Oil prices dipped on Tuesday and were on track for a monthly decline, with investors closely watching potential US-Iran talks in Doha amid a strained interim ceasefire in the four-month-old conflict. Brent crude futures for August delivery, set to expire on Tuesday, fell 0.9%, or 64 cents, to $72.51 a barrel as of 0356 GMT. These levels are approximately $20, or 22%, lower than last month's closing price. The more actively traded September contract was down 0.4%, or 31 cents, at $73.6 a barrel.
WTI and Brent Near Pre-War Levels
US West Texas Intermediate (WTI) crude for August delivery dropped 0.6%, or 39 cents, to $70.36 a barrel. Prices are set for a decline of around $17, or 19%, from the May 29 closing. Both Brent and WTI prices have nearly returned to pre-war levels seen on February 27, before the conflict began.
Market Optimism Amid Ceasefire Fragility
Investors are pricing in hopes of a positive outcome from the Doha talks, even though a real normalisation of oil flows through the Strait of Hormuz is not yet visible, said Tim Waterer, chief market analyst at KCM Trade. The market is cautiously hopeful but still hedging its bets until more tangible signs of de-escalation emerge, Waterer added.
Iranian and Omani experts are set to begin talks on redefining transit paths through the Strait of Hormuz in the coming days, Iranian Deputy Foreign Minister Kazem Gharibabadi told state TV on Monday. He added that Iran will try to obstruct vessels outside defined paths. However, Iran's Foreign Ministry spokesperson Esmaeil Baghaei stated that there will not be any negotiation meetings at any level with the American side in the coming days.
Uncertainty Over Doha Meeting
The meeting in Doha is going to be perhaps important, perhaps not, US President Donald Trump told reporters in the Oval Office.
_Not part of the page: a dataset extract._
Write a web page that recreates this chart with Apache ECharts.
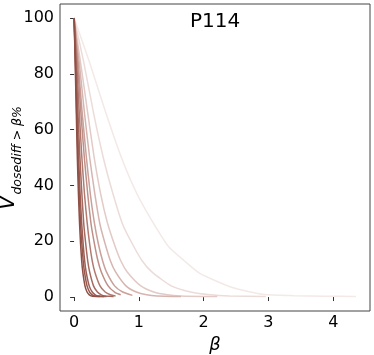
<!DOCTYPE html>
<html><head><meta charset="utf-8">
<script src="https://cdn.jsdelivr.net/npm/echarts@6/dist/echarts.min.js"></script>
<style>html,body{margin:0;padding:0;background:#fff}#c{width:374px;height:355px}</style>
</head><body><div id="c"></div>
<script>
// x tick labels and y tick labels
const xTicks = [0, 1, 2, 3, 4];
const yTicks = [0, 20, 40, 60, 80, 100];

// Curves: [beta, V] pairs (darkest to lightest)
const curve01 = [[0,100],[0.017,84],[0.034,66],[0.05,50],[0.067,37],[0.084,26.5],[0.1,19],[0.117,13],[0.134,9],[0.168,4],[0.2,1.8],[0.235,0.8],[0.27,0.4],[0.4,0.2]];
const curve02 = [[0,100],[0.02,84],[0.04,66],[0.06,50],[0.08,37],[0.1,26],[0.12,19],[0.14,13],[0.16,9],[0.2,4],[0.24,1.8],[0.28,0.8],[0.32,0.4],[0.46,0.2]];
const curve03 = [[0,100],[0.023,84],[0.047,66],[0.07,50],[0.093,37],[0.116,27],[0.14,19],[0.163,13],[0.186,9],[0.233,4],[0.28,1.8],[0.326,0.8],[0.372,0.4],[0.5,0.2]];
const curve04 = [[0,100],[0.03,84],[0.06,66],[0.09,50],[0.12,37],[0.15,26],[0.18,19],[0.21,13],[0.24,9],[0.3,4],[0.36,1.8],[0.42,0.8],[0.48,0.4],[0.61,0.2]];
const curve05 = [[0,100],[0.04,84],[0.08,66],[0.12,50],[0.16,37],[0.2,27],[0.24,19],[0.28,13],[0.32,9],[0.4,4],[0.48,1.8],[0.56,0.8],[0.64,0.4]];
const curve06 = [[0,100],[0.053,84],[0.105,66],[0.158,50],[0.21,37],[0.263,26],[0.315,19],[0.368,13],[0.42,9],[0.525,4],[0.63,1.7],[0.72,0.8]];
const curve07 = [[0,100],[0.063,84],[0.125,66],[0.19,50],[0.25,37],[0.31,27],[0.375,19],[0.44,13],[0.5,9],[0.625,4],[0.75,1.8],[0.9,0.6]];
const curve08 = [[0,100],[0.08,84],[0.16,66],[0.24,50],[0.32,37],[0.4,26],[0.48,19],[0.56,13],[0.64,9],[0.8,4],[0.96,1.8],[1.12,0.8],[1.28,0.4],[1.65,0.2]];
const curve09 = [[0,100],[0.1,84],[0.21,66],[0.31,50],[0.41,37],[0.51,27],[0.62,19],[0.72,13],[0.82,9],[1.03,4],[1.23,1.8],[1.44,0.8],[1.64,0.4],[2.21,0.2]];
const curve10 = [[0,100],[0.15,84],[0.3,66],[0.45,50],[0.6,37],[0.75,26],[0.9,19],[1.05,13],[1.2,9],[1.5,4],[1.8,1.8],[2.1,0.8],[2.4,0.4],[2.96,0.2]];
const curve11 = [[0,100],[0.24,84],[0.49,66],[0.73,50],[0.97,37],[1.21,27],[1.46,18],[1.7,13],[1.94,8.5],[2.43,3.5],[2.91,1],[3.4,0.5],[3.88,0.3],[4.35,0.2]];

const curves = [curve11, curve10, curve09, curve08, curve07, curve06, curve05, curve04, curve03, curve02, curve01];
const colors = ['#f3e9e7','#ecdcd9','#e2cac6','#d6b5b0','#c9a09a','#bf8f87','#b07a71','#a4695f','#9d6056','#97584e','#8f4f45'];

const FONT = 'DejaVu Sans';
const chart = echarts.init(document.getElementById('c'), null, {renderer: 'canvas'});
chart.setOption({
  animation: false,
  backgroundColor: '#fff',
  grid: {left: 60, right: 4, top: 4, bottom: 44, show: true, borderColor: '#444', borderWidth: 1,
         backgroundColor: 'transparent', containLabel: false, outerBoundsMode: 'none'},
  xAxis: {
    type: 'value', min: -0.2175, max: 4.5675,
    axisLine: {show: false},
    splitLine: {show: false},
    axisTick: {show: true, customValues: xTicks, length: 4, lineStyle: {color: '#333'}},
    axisLabel: {customValues: xTicks, margin: 4, color: '#000', fontFamily: FONT, fontSize: 16},
    name: 'β', nameLocation: 'middle', nameGap: 9,
    nameTextStyle: {fontFamily: FONT, fontSize: 18, fontStyle: 'italic', color: '#000'}
  },
  yAxis: {
    type: 'value', min: -5, max: 105,
    axisLine: {show: false},
    splitLine: {show: false},
    axisTick: {show: true, customValues: yTicks, length: 4, lineStyle: {color: '#333'}},
    axisLabel: {customValues: yTicks, margin: 6, color: '#000', fontFamily: FONT, fontSize: 16}
  },
  graphic: [
    {type: 'text', x: 215, y: 22, style: {text: 'P114', fontFamily: FONT, fontSize: 20, fill: '#000', align: 'center', verticalAlign: 'middle'}},
    {type: 'text', x: 11, y: 158, rotation: Math.PI / 2,
     style: {text: '{v|V}{s|dosediff > β%}', align: 'center', verticalAlign: 'middle', fill: '#000',
       rich: {
         v: {fontFamily: FONT, fontSize: 21, fontStyle: 'italic', fill: '#000', verticalAlign: 'bottom', padding: [0, 1, 5, 0]},
         s: {fontFamily: FONT, fontSize: 12.5, fontStyle: 'italic', fill: '#000', verticalAlign: 'bottom'}
       }}}
  ],
  series: curves.map((d, i) => ({
    type: 'line', data: d, showSymbol: false, smooth: 0.2,
    lineStyle: {width: 1.5, color: colors[i]}, itemStyle: {color: colors[i]}, silent: true
  }))
});
</script></body></html>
The uncertainty over whether the two sides would meet highlighted the fragility of a June 17 agreement to pause fighting that has disrupted global oil flows through the Strait of Hormuz and posed a political challenge for Trump ahead of November's congressional elections.
Demand Concerns from China
Weighing further on prices, some analysts expressed concerns about demand from China. We wait for more evidence of a rise in Chinese buying but cannot yet bet on a big return to the market from the world’s largest crude importer, said Neil Crosby, head of research at Sparta Commodities.
Middle East Producers Continue Loading Despite Attacks
Meanwhile, Middle East producers are pushing ahead with loading oil and LNG despite fresh ship attacks in the Strait of Hormuz and renewed strikes between the US and Iran in recent days, according to shipping data. Traffic last week hit its highest level since the conflict began at the end of February.